The Super Bowl, the crowning glory of American sporting events, provides a lush mythology complete with commercials, cheerleaders, halftime shows, and special effects at the end of the game. The World Cup offered us . . . the vuvuzela, a device that makes a sound similar to if you fitted a cat’s rear end with an air compressor and blew the air backwards through its digestive system.

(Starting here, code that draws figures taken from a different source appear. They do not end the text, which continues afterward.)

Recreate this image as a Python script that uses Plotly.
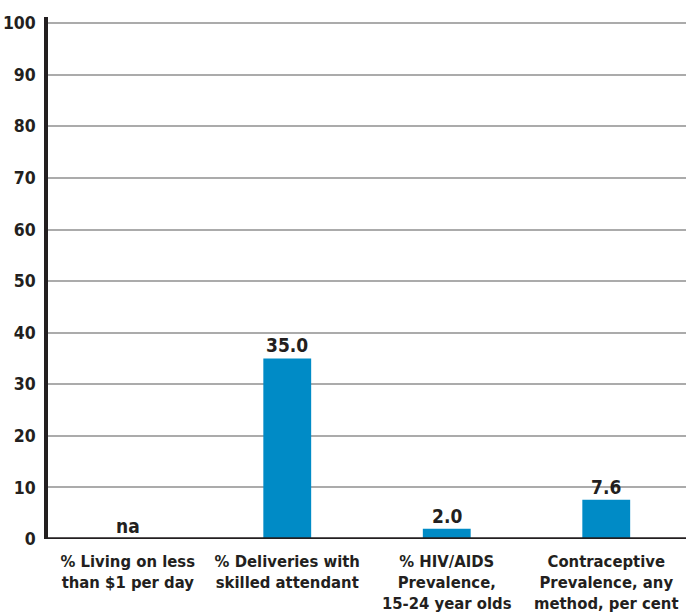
import plotly.graph_objects as go

categories = ["% Living on less<br>than $1 per day",
              "% Deliveries with<br>skilled attendant",
              "% HIV/AIDS<br>Prevalence,<br>15-24 year olds",
              "Contraceptive<br>Prevalence, any<br>method, per cent"]
values = [None, 35.0, 2.0, 7.6]
labels = ["na", "35.0", "2.0", "7.6"]
y_ticks = [0, 10, 20, 30, 40, 50, 60, 70, 80, 90, 100]

FONT = "DejaVu Sans Condensed, Roboto, sans-serif"
DARK = "#231f20"

fig = go.Figure()
fig.add_trace(go.Bar(
    x=categories,
    y=[v if v is not None else 0 for v in values],
    width=0.3,
    marker=dict(color="#008bc6", line=dict(width=0)),
    hoverinfo="skip",
))

for c, v, t in zip(categories, values, labels):
    fig.add_annotation(x=c, y=v if v is not None else 0, text="<b>%s</b>" % t,
                       showarrow=False, yanchor="bottom", yshift=0,
                       font=dict(family=FONT, size=19, color=DARK))

fig.update_layout(
    width=686, height=616,
    margin=dict(l=48, r=0, t=17, b=77),
    plot_bgcolor="white", paper_bgcolor="white",
    showlegend=False,
    xaxis=dict(range=[-0.5, 3.5], showgrid=False, showline=False,
               automargin=False,
               tickfont=dict(family=FONT, size=16.5, color=DARK),
               ticks="", ticklabelstandoff=10, fixedrange=True),
    yaxis=dict(range=[0, 101.2], tickvals=y_ticks, automargin=False,
               ticktext=["<b>%d</b>" % t for t in y_ticks],
               showgrid=True, gridcolor="#ababab", gridwidth=1.5,
               showline=True, linecolor=DARK, linewidth=3.5,
               zeroline=False, ticks="", ticklabelstandoff=5,
               fixedrange=True,
               tickfont=dict(family=FONT, size=17.5, color=DARK)),
)
fig.update_xaxes(tickvals=categories, ticktext=["<b>%s</b>" % c for c in categories])
fig.add_shape(type="line", xref="paper", yref="y", x0=0, x1=1, y0=0, y1=0,
              line=dict(color=DARK, width=3.5))

fig.write_html("out.html", config={"displayModeBar": False},
               post_script="document.body.style.margin='0';")
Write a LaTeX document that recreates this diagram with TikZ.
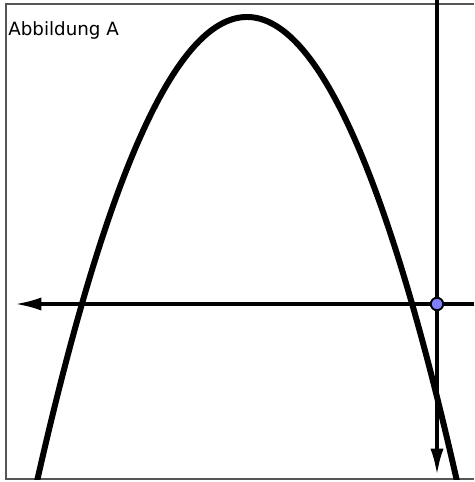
\documentclass[tikz,border=0pt]{standalone}
\usepackage{fontspec}
\setmainfont{DejaVu Sans}
\usetikzlibrary{arrows.meta}
\definecolor{ptfill}{HTML}{8080FF}
\definecolor{framegray}{HTML}{555555}
\tikzset{
  axisline/.style={line width=1.9pt, -{Latex[length=15pt,width=7.5pt]}},
  curve/.style={line width=3.4pt, line cap=butt},
  ptstyle/.style={circle, draw=black, fill=ptfill, line width=1pt, inner sep=0pt, minimum size=7pt},
  frame/.style={draw=framegray, line width=0.6pt},
  lbl/.style={anchor=base west, inner sep=0pt, font=\fontsize{10.4pt}{12pt}\selectfont}
}
\begin{document}
\begin{tikzpicture}[x=0.02cm, y=-0.02cm]
\useasboundingbox (0,0) rectangle (474,482);
\draw[frame] (474,4) -- (6,4) -- (6,479) -- (474,479);
\begin{scope}
\clip (6,4) rectangle (474,479);
\draw[curve] plot[domain=35:459, samples=200, smooth] (\x, {17 + 0.01053*(\x-247)*(\x-247)});
\end{scope}
\coordinate (top) at (437,0);
\coordinate (right) at (474,304);
\coordinate (leftend) at (15,304);
\coordinate (bottomend) at (437,475);
\node[ptstyle] (P) at (437,304) {};
\draw[axisline] (right) -- (leftend);
\draw[axisline] (top) -- (bottomend);
\node[ptstyle] at (P) {};
\node[lbl] (title) at (8,36) {Abbildung A};
\end{tikzpicture}
\end{document}
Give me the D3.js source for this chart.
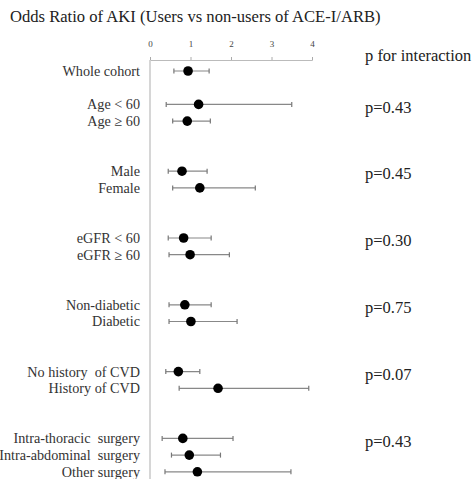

The biggest piece of missing tech from pro soccer is use of sensors and video cameras to compensate for the fact that referees seem too busy arguing with crybaby players to pay attention to what happens in the match. As I type this, England is losing to Germany, likely because of the damage done to their morale when referees failed to note a ball that landed a full two feet behind Germany’s goal line. The impact of bad calls seems to be massive on players; with that much at stake, is it that difficult to do what the NHL did and install some frakkin’ sensors? Would it really destroy the game to introduce video review of controversial calls? A soccer fan told me that doing this destroys the “human element” of the game and lessens the excitement. I told him he was a masochist.

They keep saying soccer will catch on in the U.S., but I think it may have missed the boat. Even ol’ Becks couldn’t get people in LA to care, and he was supposed to be the Great British Hope for MLS. As long as scores are low, players are second-rate, officiating is questionable, and tech is outdated, the fans won’t come around. Could it change? Maybe, but not without pretty substantial shifts in culture. Until high school and college soccer gets as much attention and funding as football, the good athletes and coaches will continue to drift away to more exotic and lucrative grounds. In the meantime, all you soccer fans keep nursing those ulcers. I’ll be over here waiting to high-five someone when football season starts.

1 Comment on “Why America Doesn’t Care About Soccer”

  1. 1 chrisdaines
    on Jun 28th, 2010 at 10:57 pm

    There are always at least three HD angles on every feigned penalty and missed goal, including two corner net-cams in each goal. MLS video camera use mail be fail city, but the World Cup is top notch.

    Perhaps Americans don’t like to lose? Without the funding at early ages, will we ever have a team worthy of winning the FIFA cup? Perhaps if inspiration strikes. Until the U.S. audience decides soccer is for them, they can still claim dominance with World Series (HaHa), Super Bowls, NBA Championships and Stanley Cups.

    Besides, soccer is way more interesting than Nascar, Wimbeldon and pro golf, combined.